Hasbro is feeling the pain of the trade war.
The toymaker reported third-quarter profit below Wall Street estimates as tariffs drove up shipping and warehousing costs, sending shares sharply lower.
“The threat and implementation of tariffs negatively impacted our quarterly results,” chairman and CEO Brian Goldner said on an earnings call. “For the third quarter, U.S. point of sale declined slightly, and retailers continued to lower inventory.”
Hasbro earned $212.9 million, or $1.67 a share, as revenue was $1.58 billion, little changed from a year ago. Excluding some items, earnings were $1.84 a share. Wall Street analysts surveyed by Refinitiv were expecting earnings per share of $2.21 on revenue of $1.72 billion.

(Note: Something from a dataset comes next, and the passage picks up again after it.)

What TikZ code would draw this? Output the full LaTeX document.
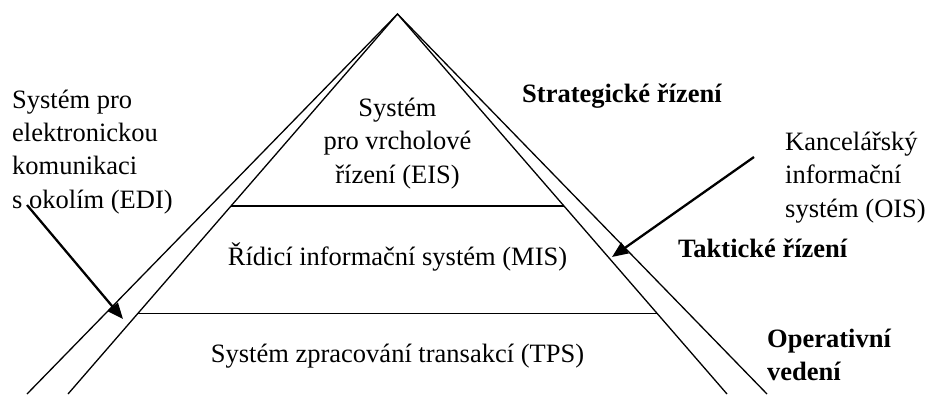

The company said the 10 percent tariffs that will go into effect on goods made in China on Dec. 15 will be passed along to the consumer. Hasbro has been working hard to move its supply chain out of China in order to avoid the tariffs.
“Our teams are actively moving our strategic sourcing footprint and are on track to achieve our target of sourcing 50% for the U.S. out of China by year-end 2020,” Goldner said.
“We are having good success identifying and building products in geographies, including Vietnam, India and others. Importantly, as a reminder, we are also sourcing 20% of our U.S. business from the U.S.”
On the company's second-quarter earnings call, Goldner said that 67 percent of the products that Hasbro sells come from China.
"We do view this tariff environment as short term in nature and certainly disruptive," Goldner said Tuesday. "But we also view 2020 -- 2019 holiday and 2020 as an opportunity to grow our business."
Hasbro shares were up 47.8 percent this year through Monday.